Thomas Frederick Cooper was born on March 19, 1921, in Caerphilly, Glamorgan, in the coalfield south of Cardiff, a landscape of chapel culture, working mens clubs, and hard comic realism. His parents were English; the family moved to Exeter when he was young, and the shift from Welsh valleys to an English cathedral city gave him two registers to play with later - the booming, declamatory authority of a music-hall front man and the slightly baffled outsider who never quite belongs. Tall even as a youth, he learned early that physical presence could be an instrument: the big man who looks like he should be competent, then fails spectacularly, is already a story.

In Exeter he worked as a shipwright at a yard, a trade that prizes precision, fit, and silent competence. Cooper grew up in the interwar years when variety theatre still shaped popular taste but radio was tightening comedy into short, repeatable bits. That tension - between the craft of making things work and the pleasure of watching them go wrong - became the emotional engine of his stage self, a character always on the verge of triumph, always inviting the audience to share the relief of collapse.

Education and Formative Influences

He was educated locally in Exeter rather than at elite institutions, and his real schooling came from apprenticeship, boxing, and the amateur stage; as a teenager he developed a magic act and studied the cadence of music hall patter. World War II proved decisive: serving in the Royal Army Pay Corps, he was stationed in the Middle East and performed for fellow soldiers, absorbing the discipline of touring, the need for instantly legible jokes, and the value of timing under pressure. In Cairo he took up the fez, later turning it into a signature - a relic of wartime displacement converted into a visual logo for television.

Career, Major Works, and Turning Points

After demobilization he went professional in variety, combining conjuring with deliberately botched tricks, then rose through British theatres and television as the country pivoted from live bills to broadcast entertainment. Breakthroughs came with TV appearances in the 1950s and with his own programs, especially "The Tommy Cooper Show" (ITV, 1969-1970) and later BBC and Thames specials, where his looming frame, booming laugh, and shambolic authority became national furniture. His act fused catchphrases ("Just like that!") with prop comedy, one-liners, and "failed" magic that looked accidental but was engineered like stage machinery. The defining turning point of his life also became the defining image of his death: on April 15, 1984, during a live broadcast for Thames Television, he collapsed mid-routine and died of a heart attack onstage, the audience initially laughing, mistaking catastrophe for character - a brutal illustration of how completely he had trained the public to read him as indestructible farce.

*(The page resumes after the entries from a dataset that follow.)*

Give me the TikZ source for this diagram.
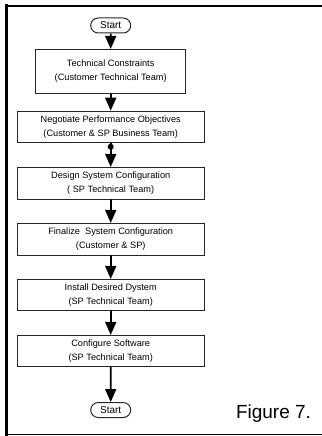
\documentclass[tikz,border=0pt]{standalone}
\usepackage{fontspec}
\setmainfont{Liberation Sans}
\usetikzlibrary{arrows.meta,shapes.misc}

\tikzset{
  procbox/.style={draw=black!85, line width=0.8pt, fill=white,
    minimum width=186.7pt, inner sep=0pt, align=center,
    font=\fontsize{9.2pt}{14pt}\selectfont},
  termbox/.style={draw=black!85, line width=1pt, rounded rectangle,
    minimum width=40pt, minimum height=15pt, inner sep=0pt,
    font=\fontsize{10pt}{11pt}\selectfont},
  flow/.style={line width=1.7pt, -{Triangle[length=13pt,width=11pt]}},
  frameline/.style={line cap=rect}
}

\begin{document}
\begin{tikzpicture}[x=1pt,y=-1pt]
  \useasboundingbox (0,0) rectangle (321,436);

  % page frame
  \draw[frameline, line width=2.6pt] (6.5,6) -- (321,6);
  \draw[frameline, line width=3pt] (6.5,6) -- (6.5,434.5);
  \draw[frameline, line width=1.5pt] (6.5,434.5) -- (321,434.5);

  % terminals
  \node[termbox] (start) at (110.7,25.5) {Start};
  \node[termbox] (finish) at (110.7,410) {Start};

  % process steps
  \node[procbox, minimum width=150pt, minimum height=44pt] (s1) at (110.7,71.3)
    {Technical Constraints\\(Customer Technical Team)};
  \node[procbox, minimum height=31.7pt] (s2) at (110.7,126.9)
    {Negotiate Performance Objectives\\(Customer \& SP Business Team)};
  \node[procbox, minimum height=31.7pt] (s3) at (110.7,183.2)
    {Design System Configuration\\( SP Technical Team)};
  \node[procbox, minimum height=31.7pt] (s4) at (110.7,239.2)
    {Finalize\ \ System Configuration\\(Customer \& SP)};
  \node[procbox, minimum height=30.7pt] (s5) at (110.7,294.7)
    {Install Desired Dystem\\(SP Technical Team)};
  \node[procbox, minimum height=30.7pt] (s6) at (110.7,350.7)
    {Configure Software\\(SP Technical Team)};

  % connectors
  \draw[flow] (start) -- (s1);
  \draw[flow] (s1) -- (s2);
  \draw[flow] (s2) -- (s3);
  \draw[flow] (s3) -- (s4);
  \draw[flow] (s4) -- (s5);
  \draw[flow] (s5) -- (s6);
  \draw[flow] (s6) -- (finish);

  % junction dot under the negotiation step
  \coordinate (dot) at ([yshift=-3.6pt]s2.south);
  \fill (dot) circle (3pt);

  % caption
  \node[font=\fontsize{19pt}{22pt}\selectfont, anchor=base] (cap) at (273.5,418.3) {Figure 7.};
\end{tikzpicture}
\end{document}
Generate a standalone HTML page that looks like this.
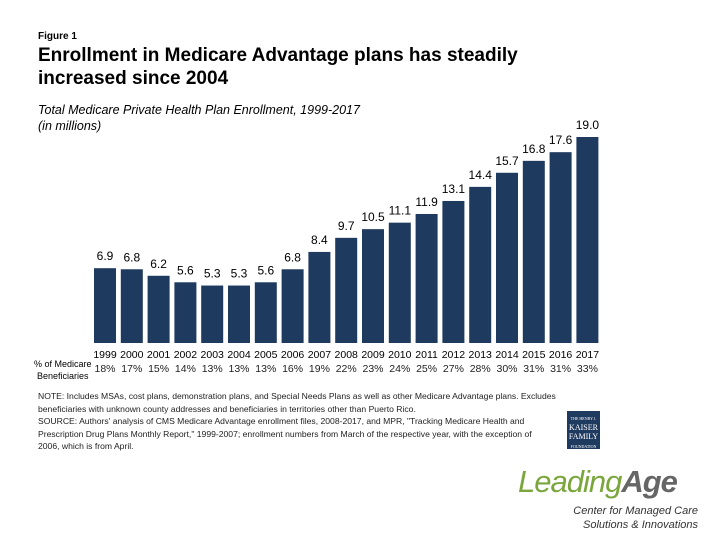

Philosophy, Style, and Themes

Coopers comedy rested on a paradox: he played a man of immense confidence who could not reliably make reality behave. The stage persona was not merely silly; it was a critique of competence, bureaucracy, and the modern promise that everything should function. His jokes often turned on logic that almost works, then flips into nonsense, as if the mind itself has slipped a cog: “I used to be indecisive but now I am not quite sure”. That line is pure Cooper psychology - bravado masking uncertainty, and uncertainty converted into a performance of control. He made doubt lovable by making it loud.

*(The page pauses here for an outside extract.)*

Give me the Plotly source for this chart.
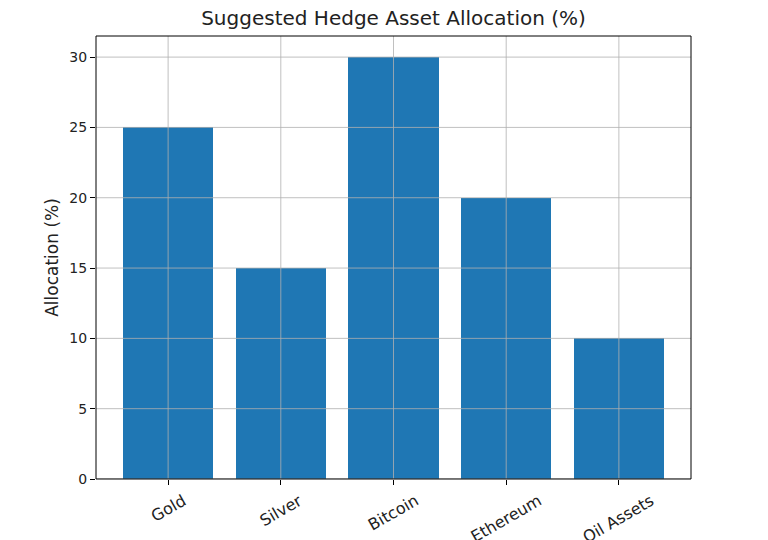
import plotly.graph_objects as go

categories = ["Gold", "Silver", "Bitcoin", "Ethereum", "Oil Assets"]
allocations = [25, 15, 30, 20, 10]
y_ticks = [0, 5, 10, 15, 20, 25, 30]

FONT = "DejaVu Sans"
BAR = "#1f77b4"
GRID = "#b0b0b0"

xpos = list(range(len(categories)))
ymax = max(allocations) * 1.05

fig = go.Figure()
fig.add_trace(go.Bar(x=xpos, y=allocations, width=0.8, marker=dict(color=BAR, line=dict(width=0)),
                     showlegend=False))

shapes = []
for yv in y_ticks:
    shapes.append(dict(type="line", xref="paper", yref="y", x0=0, x1=1, y0=yv, y1=yv,
                       line=dict(color=GRID, width=0.8), layer="above"))
for xv in xpos:
    shapes.append(dict(type="line", xref="x", yref="paper", x0=xv, x1=xv, y0=0, y1=1,
                       line=dict(color=GRID, width=0.8), layer="above"))
# frame
shapes.append(dict(type="rect", xref="paper", yref="paper", x0=0, x1=1, y0=0, y1=1,
                   line=dict(color="black", width=1), layer="above"))

annotations = []
for xv, c in zip(xpos, categories):
    annotations.append(dict(x=xv, y=0, xref="x", yref="paper", text=c, showarrow=False,
                            textangle=-30, xanchor="center", yanchor="top", yshift=-9,
                            font=dict(family=FONT, size=16, color="#222")))

W, H = 760, 532
fig.update_layout(
    width=W, height=H,
    margin=dict(l=88, r=77, t=28, b=61),
    paper_bgcolor="white", plot_bgcolor="white",
    font=dict(family=FONT, size=14, color="#222"),
    title=dict(text="Suggested Hedge Asset Allocation (%)", x=(88 + W - 77) / 2 / W, xanchor="center",
               y=1 - 10 / H, yanchor="middle", font=dict(family=FONT, size=20, color="#222")),
    xaxis=dict(range=[-0.64, len(categories) - 1 + 0.64], tickvals=xpos, showticklabels=False,
               ticks="outside", ticklen=5, tickcolor="black", showgrid=False, zeroline=False,
               showline=False),
    yaxis=dict(range=[0, ymax], tickvals=y_ticks, ticks="outside", ticklen=5, tickcolor="black",
               showgrid=False, zeroline=False, showline=False,
               title=dict(text="Allocation (%)", font=dict(family=FONT, size=17, color="#222"), standoff=6),
               tickfont=dict(family=FONT, size=14, color="#222")),
    shapes=shapes,
    annotations=annotations,
    bargap=0,
)

fig.write_html("out.html")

His best material also reveals a craftsman fascinated by the boundary between literal and figurative, where language betrays us. “I went window shopping today! I bought four windows”. The laugh comes from taking the idiom at face value, but the deeper pleasure is watching the world briefly become an object you can mishandle. Even his dream logic stayed concrete: “Last night I dreamt I ate a ten pound marshmallow. When I woke up the pillow was gone”. Behind the silliness is a childlike physics - if you imagine it vividly enough, it must have happened - and that childish certainty, performed by a giant man in a fez, created a safe space for audiences living through postwar austerity, suburban conformity, and the increasingly managed world of television. His "bad" magic was a moral stance: failure, openly owned, is funnier - and more human - than slick success.

Legacy and Influence

Cooper endures as a template for British mainstream comedy that still feels oddly singular: the combination of music-hall timing, visual iconography, and a persona built from controlled incompetence. He influenced later stand-ups and sketch performers who weaponized pauses, feigned confusion, and anti-climax, and he helped normalize the idea that a comic could be both character actor and one-liner machine. His on-air death has sometimes overshadowed his work, but it also froze the essence of his art in one shocking tableau: the line between gag and gravity, between staged collapse and the real thing. What survives is the voice, the laugh, the fez, and a philosophy of joyous malfunction - a reminder that an audience will forgive almost anything if the performer makes uncertainty feel like a shared, comic truth.